Yıllarca ilimizde yaşanan tüm olayları habere dönüştürerek yerel ve ulusal medyaya servis eden dürüst bürokrat… Basın camiasının önemli bir kısmının tarafsızlığını “resmi olarak” yitirdiği Şanlıurfamızda halen objektif gazetecilik yapan değerli şahsiyet… Yeri geldiğinde “Haksızlık karşısında susan dilsiz şeytandır” sözünü düstur edinen, şerefini kaybetmektense işini kaybetmeyi göze alarak, emekliliğini isteyen idealist insan… Mehmet Kamil Güler beyefendiden bahsediyorum.

Kim ne der? Hangi kurum nasıl karşılar? İlanlarımı keserler mi? vb. kaygılardan uzak, inandığı gibi yaşayan, olması gerektiği gibi haber yapan, gazete çıkaran, haber sitesi kuran Mehmet Kamil Güler’in gazetesinde ve haber sitesinde yazmak tabi ki, bir ayrıcalıktır.

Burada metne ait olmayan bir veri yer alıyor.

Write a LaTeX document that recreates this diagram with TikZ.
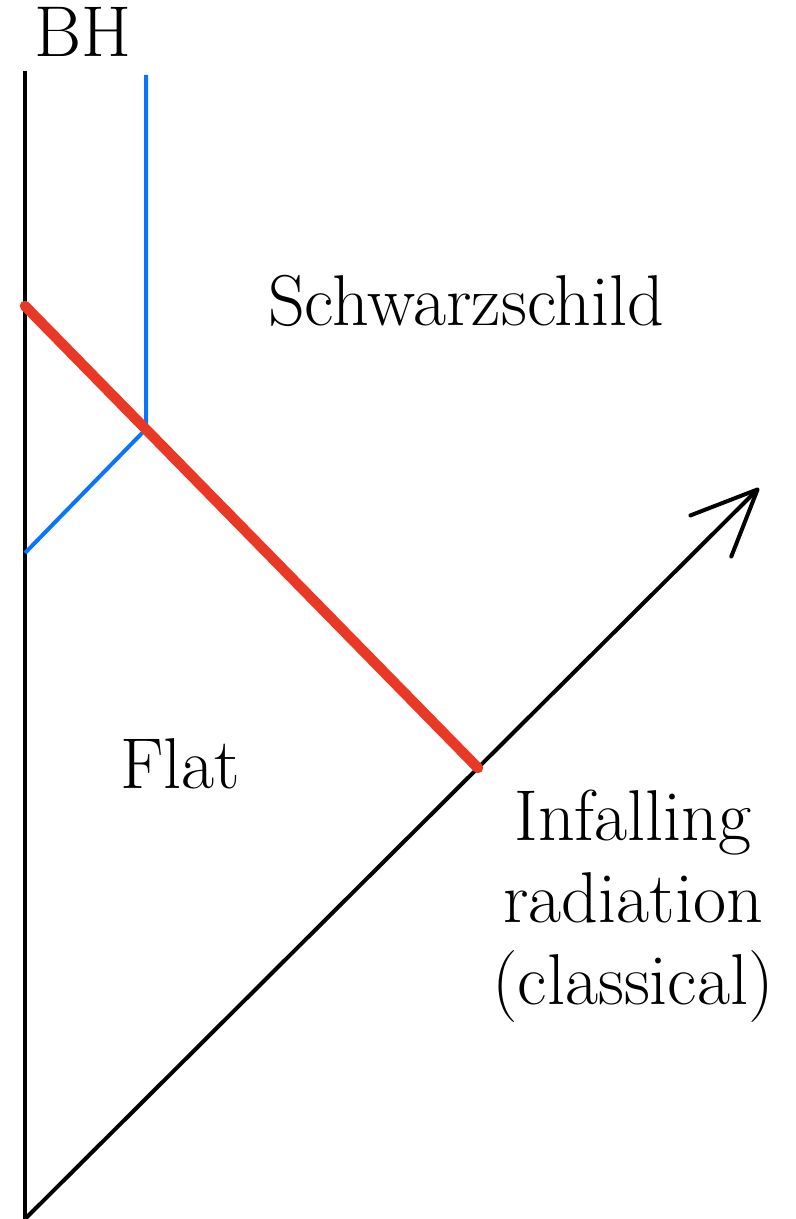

Daha önce sanal ortamda tartıştığım bir köşe yazarı “biz bu işi hobi olarak yapıyoruz” diye kendini savunmuştu. İşte bu savunma benim çıkış noktam oldu. Kendilerine tahsis edilen köşelerde, her konuda geri kalmış, bir türlü kabuğunu kırıp dışına çıkamamış bahtsız Urfamın sorunlarını yazmak, çözüm önerileri sunmak yerine şahsi egolarını tatmin etmeye çalışan hemşerilerime inat, köşe yazmaya karar verdim, bu kararım destek buldu, destek olanlara teşekkür ediyorum.

Daha önce araştırmaya dayalı iki kitap yazarak yayınlamak nasip olmuştu… Yayın hayatında 11 sayı kalabilen aylık bir dergiye editörlük ve yazarlık da yaptım… Fakat bu köşe yazma işini daha da sorumluluk ve vebal isteyen bir iş olarak görüyorum. Bu sorumluluğumu gereğini yerine getirmek için üstün bir çaba göstererek, itinalı bir şekilde yazılarıma hazırlanacak ve yazılarımla Şanlıurfa’da yaşayan herkesin duygularının tercümanı olacağım. Bu konuda kendime olan güvenim tamdır!

2010-2011 Eğitim Öğretim yılının başlamasıyla hareketlenen şehir trafiğimiz, özellikle akşam mesai çıkışlarında bazı noktalarda kilitlenmekte ve bu noktalara görevlendirilen trafik polisleri de çaresiz kalmaktadır. Ana arterlerimizden ve şehrimizin can damarlarından biri olan “Uçaksavar Kavşağı”… Öğlen ve akşam mesai çıkışlarında o kavşağa yolu düşenler, isyan ediyorlar. Şanlıurfa Belediyemizin iki dönemde yaptığı en büyük proje(!) olan alt geçitler (dal-geç) yapıldığından beri, uçaksavar kavşağındaki trafik ışıkları hiç çalışmadı, evine, işine giderken her gün bu güzergahı kullanmak zorunda olan vatandaşlarımızın defalarca şikayet etmelerine rağmen bu kavşağın trafik ışıkları bir türlü çalışmadı.

Uçaksavar Kavşağının ve trafik ışıkları çalışmayan diğer kavşaklarımızın ışıklarını faal hale getirmekle yetkilendirilmiş olanlar acaba neden bu duruma etki etmiyorlar. O kavşaklarda olabilecek trafik kazalarının sorumluluğunu kim üstüne alacak? Sorumluluğu üstüne alması gerekenler, olası bir kazanın hesabını her şeyden önce kendi vicdanlarına verebilecekler mi?

Bu konunun da takibinden vazgeçmeden, ilimizin sosyal, ekonomik, politik, kültürel vb. tüm sorunlarını irdeleyip, çözüm önerilerimizi sunacağımız diğer yazılarımızda buluşmak üzere… Mutlu ve huzurlu günler diliyorum.